ASL Alphabet Recognition Model

The Project

This model classifies images of the American Sign Language (ASL) alphabet. According to the National Institute of Health, over 860,000 North Americans use ASL either as a primary or secondary language as of 2006, and we hope that our model can contribute to making communication more accessible for individuals who sign. This was my final project for my machine learning class at UCLA. While it was a group project, we worked on creating three separate convolutional neural networks (CNN) to compare different architectures and their performances on our data. The following code and opencv program were my contributions.
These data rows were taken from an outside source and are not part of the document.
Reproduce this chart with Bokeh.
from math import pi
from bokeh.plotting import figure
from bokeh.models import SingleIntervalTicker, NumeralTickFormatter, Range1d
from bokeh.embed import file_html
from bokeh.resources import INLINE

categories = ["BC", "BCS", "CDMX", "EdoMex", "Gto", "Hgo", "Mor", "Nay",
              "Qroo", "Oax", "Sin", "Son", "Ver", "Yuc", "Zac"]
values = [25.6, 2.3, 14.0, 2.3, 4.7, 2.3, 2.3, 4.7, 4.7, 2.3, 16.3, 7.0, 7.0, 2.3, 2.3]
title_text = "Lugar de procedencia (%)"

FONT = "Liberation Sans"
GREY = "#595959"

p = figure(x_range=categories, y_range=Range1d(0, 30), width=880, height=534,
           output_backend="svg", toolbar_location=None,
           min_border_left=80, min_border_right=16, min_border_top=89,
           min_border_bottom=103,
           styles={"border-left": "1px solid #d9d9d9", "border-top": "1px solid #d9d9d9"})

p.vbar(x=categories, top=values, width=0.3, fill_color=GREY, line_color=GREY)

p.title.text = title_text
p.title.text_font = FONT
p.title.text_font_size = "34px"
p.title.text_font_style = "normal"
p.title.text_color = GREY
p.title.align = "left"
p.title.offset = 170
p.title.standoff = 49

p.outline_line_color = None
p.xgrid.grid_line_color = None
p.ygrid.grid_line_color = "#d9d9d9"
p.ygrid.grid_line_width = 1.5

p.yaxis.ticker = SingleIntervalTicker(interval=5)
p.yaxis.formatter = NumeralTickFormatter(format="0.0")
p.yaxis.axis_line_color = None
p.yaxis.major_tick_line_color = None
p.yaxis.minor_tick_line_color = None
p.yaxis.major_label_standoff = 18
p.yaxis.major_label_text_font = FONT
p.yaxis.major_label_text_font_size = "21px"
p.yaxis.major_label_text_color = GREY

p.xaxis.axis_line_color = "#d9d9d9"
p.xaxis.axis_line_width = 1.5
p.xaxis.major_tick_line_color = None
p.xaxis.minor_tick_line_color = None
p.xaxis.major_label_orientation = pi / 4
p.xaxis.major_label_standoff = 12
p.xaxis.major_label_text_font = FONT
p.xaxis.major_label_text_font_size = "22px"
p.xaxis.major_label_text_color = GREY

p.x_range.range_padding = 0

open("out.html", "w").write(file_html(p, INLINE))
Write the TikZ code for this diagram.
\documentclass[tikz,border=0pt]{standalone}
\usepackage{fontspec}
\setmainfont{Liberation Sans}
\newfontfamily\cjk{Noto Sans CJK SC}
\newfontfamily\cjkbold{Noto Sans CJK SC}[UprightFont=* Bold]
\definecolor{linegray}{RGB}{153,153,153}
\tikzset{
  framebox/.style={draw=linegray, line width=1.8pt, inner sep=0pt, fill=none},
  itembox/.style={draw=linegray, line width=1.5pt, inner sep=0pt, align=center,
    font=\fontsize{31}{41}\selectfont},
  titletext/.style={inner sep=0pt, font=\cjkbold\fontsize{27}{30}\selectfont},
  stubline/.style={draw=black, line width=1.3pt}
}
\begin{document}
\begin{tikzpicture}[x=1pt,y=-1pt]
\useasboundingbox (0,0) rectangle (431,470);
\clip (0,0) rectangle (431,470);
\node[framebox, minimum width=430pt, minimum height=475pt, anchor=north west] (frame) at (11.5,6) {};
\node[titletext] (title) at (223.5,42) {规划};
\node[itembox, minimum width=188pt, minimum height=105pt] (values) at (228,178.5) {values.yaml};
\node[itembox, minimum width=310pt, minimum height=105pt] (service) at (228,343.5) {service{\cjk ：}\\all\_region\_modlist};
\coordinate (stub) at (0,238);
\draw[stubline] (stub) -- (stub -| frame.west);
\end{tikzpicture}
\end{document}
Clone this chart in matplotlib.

Since we were developing an image recognition model, convolutional neural networks were the natural choice as they are flexible, and we need a model that is invariant under translation of the input. We believe that using convolutional neural networks will maximize our overall image recognition accuracy.

Data

The training and testing data is from the Sign Language MNIST data, which contains 27,455 training images and 7,712 testing images. Each training and test case represents a label (0-25) as a one-to-one map for each alphabetic letter A-Z (and no cases for 9=J or 25=Z because they involve motions). Each 28x28 pixel image is represented as a vector with grayscale values between 0-255. The original hand gesture image data represented multiple users repeating the gesture against different backgrounds. To create new data, “an image pipeline was used based on ImageMagick and included cropping to hands-only, gray-scaling, resizing, and then creating at least 50+ variations to enlarge the quantity”.

Model

The model is built in PyTorch with four convolution layers and a fully connected layer at the end. I also employed max pooling to down-sample our feature maps. At the end of our pipeline, the network includes two fully connected layers followed by batch normalization and dropout. I used dropout in the fully connected layer instead of in the convolutions. The first convolutional layer processes a single input channel, gradually increasing the number of channels in the next layers. ReLU activation functions are applied throughout the network. A dropout rate of 0.2 is also applied at the end. Through hyperparameter tuning, this CNN achieved 98.2% accuracy with a batch size of 64, Adam optimizer, a learning rate of 0.001, and 8 epochs.

Camera Application

We also implemented a real-time ASL alphabet camera recognition system using the opencv library designed for computer vision and my trained model’s weights. The program recognizes images in a given region of interest (ROI) which we designate with a green square. The frame is then captured, set to gray-scale, and blurred. We are then able to classify the hand gesture using our previously trained CNN.

Code

The code can be found on this GitHub repository. To run the camera application, download camera_application.py, which has the CNN, classifying function and camera function, and cnn156.pt, the PyTorch parameters for the CNN. simply running 'python camera_application.py' in your console will start the camera.